The crash is also happening non CPU device.

An error occurred, model: en->de, translating: ['J']
Stacktrace:
Traceback (most recent call last):
  File "/raid0/translate/app.py", line 202, in trans
    translated.extend(translator.translate(sents))
  File "/raid0/translate/translator.py", line 60, in translate
    return self.translator.translate(input_text)
  File "/raid0/translate/model.py", line 114, in translate
    return self._translate(input_text)
  File "/raid0/translate/model.py", line 96, in _translate
    translated = self.model.generate(**tokens, max_new_tokens=50000)
  File "/root/anaconda3/lib/python3.9/site-packages/torch/autograd/grad_mode.py", line 27, in decorate_context
    return func(*args, **kwargs)
  File "/root/anaconda3/lib/python3.9/site-packages/transformers/generation_utils.py", line 1577, in generate
    return self.beam_search(
  File "/root/anaconda3/lib/python3.9/site-packages/transformers/generation_utils.py", line 2747, in beam_search
    outputs = self(
  File "/root/anaconda3/lib/python3.9/site-packages/torch/nn/modules/module.py", line 1190, in _call_impl
    return forward_call(*input, **kwargs)
  File "/root/anaconda3/lib/python3.9/site-packages/transformers/models/marian/modeling_marian.py", line 1440, in forward
    outputs = self.model(
  File "/root/anaconda3/lib/python3.9/site-packages/torch/nn/modules/module.py", line 1190, in _call_impl
    return forward_call(*input, **kwargs)
  File "/root/anaconda3/lib/python3.9/site-packages/transformers/models/marian/modeling_marian.py", line 1240, in forward
    decoder_outputs = self.decoder(
  File "/root/anaconda3/lib/python3.9/site-packages/torch/nn/modules/module.py", line 1190, in _call_impl
    return forward_call(*input, **kwargs)

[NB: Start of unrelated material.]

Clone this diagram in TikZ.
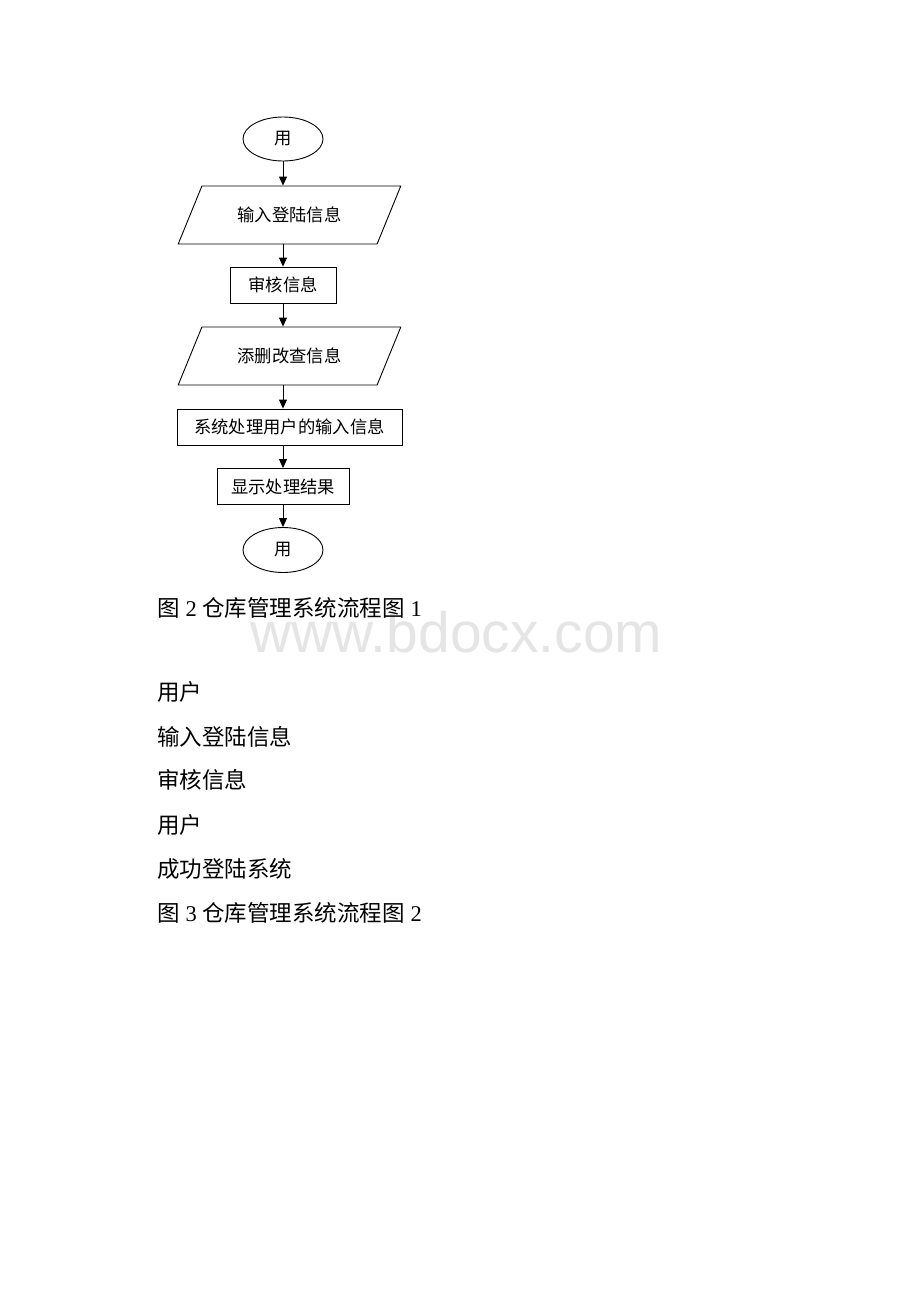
\documentclass[tikz,border=0pt]{standalone}
\usepackage{fontspec}
\setmainfont{Liberation Serif}
\newfontfamily\cjk{Noto Sans CJK SC}
\newfontfamily\wmfont{Liberation Sans}
\usetikzlibrary{shapes.geometric,arrows.meta}
\tikzset {>={Triangle[length=9pt,width=8pt]}}

\begin{document}
\begin{tikzpicture}[x=1pt,y=-1pt,line width=0.9pt,
  every node/.style={font=\cjk\fontsize{17.3}{19}\selectfont},
  terminal/.style={draw,ellipse,minimum width=80pt,minimum height=44pt,inner sep=0pt},
  iobox/.style={draw,trapezium,trapezium left angle=49,trapezium right angle=131,trapezium stretches=true,minimum width=223pt,minimum height=58pt,inner sep=0pt},
  procbox/.style={draw,rectangle,minimum height=36pt,inner sep=0pt},
  bodytext/.style={anchor=west,inner sep=0pt,font=\fontsize{22.5}{25}\selectfont}]
\fill[white] (0,0) rectangle (920,1302);
\useasboundingbox (0,0) rectangle (920,1302);
\coordinate (axis) at (283,0);
% flowchart 1
\node[terminal] (start) at (283,139) {用};
\node[iobox] (login) at (289.5,215) {输入登陆信息};
\node[procbox,minimum width=106pt] (check) at (283,285) {审核信息};
\node[iobox] (edit) at (289.5,356) {添删改查信息};
\node[procbox,minimum width=225pt] (handle) at (289.5,427) {系统处理用户的输入信息};
\node[procbox,minimum width=132pt] (show) at (283,486.5) {显示处理结果};
\node[terminal,minimum height=45pt] (stop) at (283,550) {用};
\draw[->] (start) -- (axis |- login.north);
\draw[->] (axis |- login.south) -- (check);
\draw[->] (check) -- (axis |- edit.north);
\draw[->] (axis |- edit.south) -- (axis |- handle.north);
\draw[->] (axis |- handle.south) -- (show);
\draw[->] (show) -- (stop);
% watermark and captions
\node[anchor=base west,inner sep=0pt,text=black!10,font=\wmfont\fontsize{57}{60}\selectfont] (mark) at (250,652) {www.bdocx.com};
\node[bodytext] (cap1) at (157,608) {{\cjk 图} 2 {\cjk 仓库管理系统流程图} 1};
\node[bodytext] (l1) at (157,692) {\cjk 用户};
\node[bodytext] (l2) at (157,737) {\cjk 输入登陆信息};
\node[bodytext] (l3) at (157,780) {\cjk 审核信息};
\node[bodytext] (l4) at (157,825) {\cjk 用户};
\node[bodytext] (l5) at (157,869) {\cjk 成功登陆系统};
\node[bodytext] (cap2) at (157,913) {{\cjk 图} 3 {\cjk 仓库管理系统流程图} 2};
\end{tikzpicture}
\end{document}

  File "/root/anaconda3/lib/python3.9/site-packages/transformers/models/marian/modeling_marian.py", line 1042, in forward
    layer_outputs = decoder_layer(
  File "/root/anaconda3/lib/python3.9/site-packages/torch/nn/modules/module.py", line 1190, in _call_impl
    return forward_call(*input, **kwargs)

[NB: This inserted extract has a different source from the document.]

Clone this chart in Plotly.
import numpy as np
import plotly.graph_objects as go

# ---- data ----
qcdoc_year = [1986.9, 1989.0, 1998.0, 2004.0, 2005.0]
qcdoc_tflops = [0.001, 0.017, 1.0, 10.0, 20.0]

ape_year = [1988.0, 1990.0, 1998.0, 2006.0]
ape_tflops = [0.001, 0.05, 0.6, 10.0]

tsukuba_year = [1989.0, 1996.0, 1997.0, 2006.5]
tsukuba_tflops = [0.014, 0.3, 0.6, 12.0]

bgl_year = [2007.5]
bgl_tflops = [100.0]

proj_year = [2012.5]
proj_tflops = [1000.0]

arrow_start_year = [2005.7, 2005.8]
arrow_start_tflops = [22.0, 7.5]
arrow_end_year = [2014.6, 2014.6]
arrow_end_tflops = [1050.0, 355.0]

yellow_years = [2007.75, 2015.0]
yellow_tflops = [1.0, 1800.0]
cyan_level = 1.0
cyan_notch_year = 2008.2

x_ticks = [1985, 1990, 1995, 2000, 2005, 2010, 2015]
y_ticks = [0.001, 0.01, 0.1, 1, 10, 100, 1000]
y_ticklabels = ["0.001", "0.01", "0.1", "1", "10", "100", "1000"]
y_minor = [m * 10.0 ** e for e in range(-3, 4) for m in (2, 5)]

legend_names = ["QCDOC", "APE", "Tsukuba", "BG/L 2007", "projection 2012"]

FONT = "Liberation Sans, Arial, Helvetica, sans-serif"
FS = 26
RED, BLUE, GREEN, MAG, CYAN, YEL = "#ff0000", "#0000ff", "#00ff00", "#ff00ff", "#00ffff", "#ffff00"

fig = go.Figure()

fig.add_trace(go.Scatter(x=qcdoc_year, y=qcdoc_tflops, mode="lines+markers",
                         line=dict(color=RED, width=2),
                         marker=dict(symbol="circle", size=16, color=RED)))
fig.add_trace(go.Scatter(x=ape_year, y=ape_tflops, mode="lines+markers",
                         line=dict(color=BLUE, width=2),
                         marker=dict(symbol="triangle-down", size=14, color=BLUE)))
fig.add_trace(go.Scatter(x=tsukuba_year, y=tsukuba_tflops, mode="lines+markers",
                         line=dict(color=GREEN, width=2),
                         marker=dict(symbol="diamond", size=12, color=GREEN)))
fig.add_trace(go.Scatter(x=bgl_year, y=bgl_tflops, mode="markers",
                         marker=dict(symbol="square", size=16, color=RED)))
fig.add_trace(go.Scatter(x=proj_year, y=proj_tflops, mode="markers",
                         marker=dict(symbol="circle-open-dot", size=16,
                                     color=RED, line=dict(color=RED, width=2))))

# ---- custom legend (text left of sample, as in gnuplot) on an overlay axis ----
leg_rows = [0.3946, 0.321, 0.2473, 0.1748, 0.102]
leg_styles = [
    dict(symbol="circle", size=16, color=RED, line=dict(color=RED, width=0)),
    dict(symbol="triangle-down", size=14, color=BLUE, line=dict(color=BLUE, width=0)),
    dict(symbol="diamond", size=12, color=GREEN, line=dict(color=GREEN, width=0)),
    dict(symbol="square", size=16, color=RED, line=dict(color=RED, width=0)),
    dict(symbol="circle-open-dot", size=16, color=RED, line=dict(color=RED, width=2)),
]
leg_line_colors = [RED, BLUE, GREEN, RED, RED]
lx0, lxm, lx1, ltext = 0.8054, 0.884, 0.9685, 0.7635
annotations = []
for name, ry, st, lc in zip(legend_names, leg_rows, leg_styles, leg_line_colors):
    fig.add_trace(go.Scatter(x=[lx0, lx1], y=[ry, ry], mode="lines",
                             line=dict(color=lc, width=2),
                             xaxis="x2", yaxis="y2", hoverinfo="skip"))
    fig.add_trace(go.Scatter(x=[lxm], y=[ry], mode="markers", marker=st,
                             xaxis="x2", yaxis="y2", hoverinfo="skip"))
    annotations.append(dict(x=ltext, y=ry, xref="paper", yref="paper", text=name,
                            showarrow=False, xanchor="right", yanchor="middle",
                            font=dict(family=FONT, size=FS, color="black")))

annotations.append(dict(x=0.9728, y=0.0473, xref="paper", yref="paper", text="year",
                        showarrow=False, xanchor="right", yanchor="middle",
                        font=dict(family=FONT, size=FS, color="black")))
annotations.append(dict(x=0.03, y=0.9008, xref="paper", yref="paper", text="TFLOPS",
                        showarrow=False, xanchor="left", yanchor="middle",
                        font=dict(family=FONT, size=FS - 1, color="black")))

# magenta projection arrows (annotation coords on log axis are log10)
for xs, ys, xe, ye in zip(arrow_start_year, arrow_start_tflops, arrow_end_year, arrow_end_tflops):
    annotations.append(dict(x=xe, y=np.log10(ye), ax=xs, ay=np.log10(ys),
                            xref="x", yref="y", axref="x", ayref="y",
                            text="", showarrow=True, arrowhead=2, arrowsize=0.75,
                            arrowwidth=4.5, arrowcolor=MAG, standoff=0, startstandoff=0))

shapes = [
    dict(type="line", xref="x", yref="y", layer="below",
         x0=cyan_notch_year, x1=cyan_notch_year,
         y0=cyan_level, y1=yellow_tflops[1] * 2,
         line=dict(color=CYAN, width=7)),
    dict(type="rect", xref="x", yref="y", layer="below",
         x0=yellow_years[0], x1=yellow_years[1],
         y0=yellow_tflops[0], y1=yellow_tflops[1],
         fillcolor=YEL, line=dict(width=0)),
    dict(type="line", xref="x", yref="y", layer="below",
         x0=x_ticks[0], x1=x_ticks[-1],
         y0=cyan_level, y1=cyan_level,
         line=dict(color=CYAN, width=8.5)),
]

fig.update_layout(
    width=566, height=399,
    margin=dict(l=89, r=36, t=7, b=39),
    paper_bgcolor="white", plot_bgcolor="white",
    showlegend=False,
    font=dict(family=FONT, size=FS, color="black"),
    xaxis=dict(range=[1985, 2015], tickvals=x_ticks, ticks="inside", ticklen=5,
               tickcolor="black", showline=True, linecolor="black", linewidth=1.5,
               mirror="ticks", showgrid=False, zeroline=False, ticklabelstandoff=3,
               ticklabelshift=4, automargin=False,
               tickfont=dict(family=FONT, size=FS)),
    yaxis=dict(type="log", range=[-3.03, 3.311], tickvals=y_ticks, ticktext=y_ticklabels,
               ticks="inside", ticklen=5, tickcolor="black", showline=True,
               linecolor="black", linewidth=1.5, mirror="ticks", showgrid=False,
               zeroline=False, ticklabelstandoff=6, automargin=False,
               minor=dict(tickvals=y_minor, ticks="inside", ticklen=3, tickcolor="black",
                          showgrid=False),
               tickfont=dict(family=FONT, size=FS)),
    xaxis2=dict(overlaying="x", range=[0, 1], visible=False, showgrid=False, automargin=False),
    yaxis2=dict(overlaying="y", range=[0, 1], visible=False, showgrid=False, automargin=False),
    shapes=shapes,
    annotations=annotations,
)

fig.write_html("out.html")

  File "/root/anaconda3/lib/python3.9/site-packages/transformers/models/marian/modeling_marian.py", line 424, in forward
    hidden_states, self_attn_weights, present_key_value = self.self_attn(
  File "/root/anaconda3/lib/python3.9/site-packages/torch/nn/modules/module.py", line 1190, in _call_impl
    return forward_call(*input, **kwargs)
  File "/root/anaconda3/lib/python3.9/site-packages/transformers/models/marian/modeling_marian.py", line 195, in forward
    query_states = self.q_proj(hidden_states) * self.scaling
  File "/root/anaconda3/lib/python3.9/site-packages/torch/nn/modules/module.py", line 1190, in _call_impl
    return forward_call(*input, **kwargs)

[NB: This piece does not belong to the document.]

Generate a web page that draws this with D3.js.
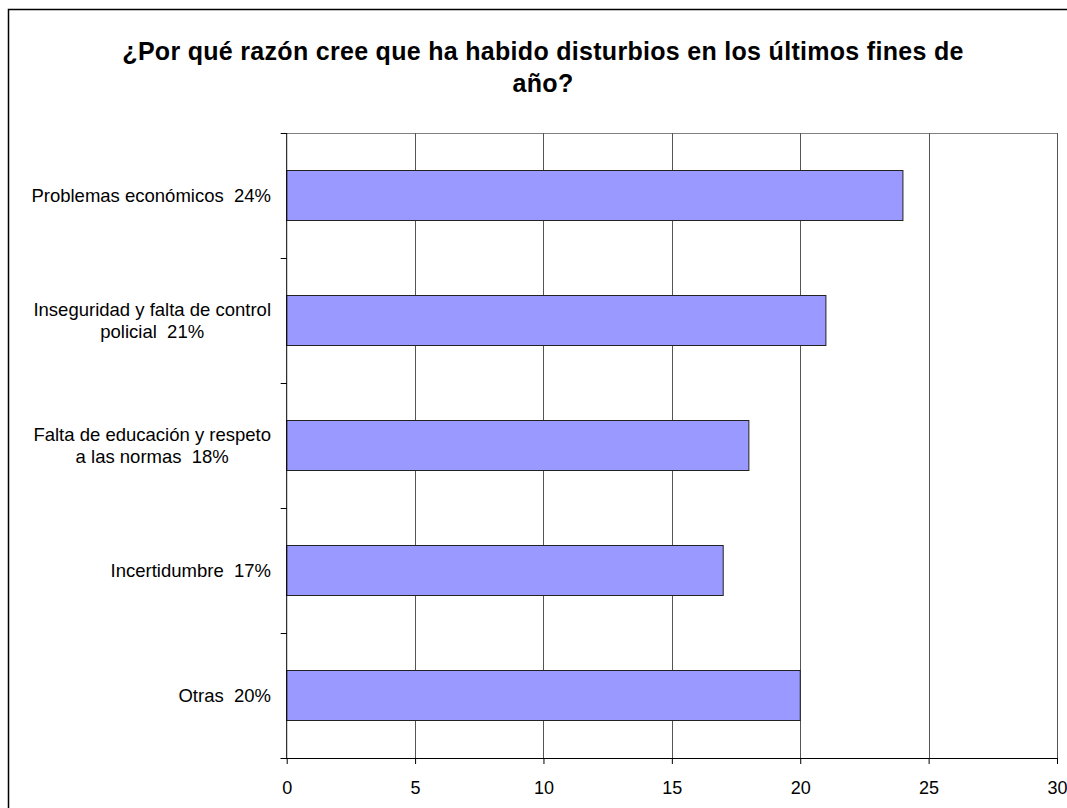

  File "/root/anaconda3/lib/python3.9/site-packages/torch/nn/modules/linear.py", line 114, in forward
    return F.linear(input, self.weight, self.bias)
RuntimeError: CUDA error: CUBLAS_STATUS_EXECUTION_FAILED when calling `cublasLtMatmul( ltHandle, computeDesc.descriptor(), &alpha_val, mat1_ptr, Adesc.descriptor(), mat2_ptr, Bdesc.descriptor(), &beta_val, result_ptr, Cdesc.descriptor(), result_ptr, Cdesc.descriptor(), &heuristicResult.algo, workspace.data_ptr(), workspaceSize, at::cuda::getCurrentCUDAStream())`
Qubitium commented 1 year ago

On opus-mt-es-fr model we saw another GPU crash with very same stack trace. The UI link (CPU) shows failed translation with gibberish output at end. On GPU it should stacktrace like previous.

https://huggingface.co/Helsinki-NLP/opus-mt-es-fr

- ¿Porqué crees que renté una habitación con una poza privada… Akane? – Le mordió el lóbulo. – Ella se encogió de hombros. – Para quitarte todas esas dudas de la cabeza.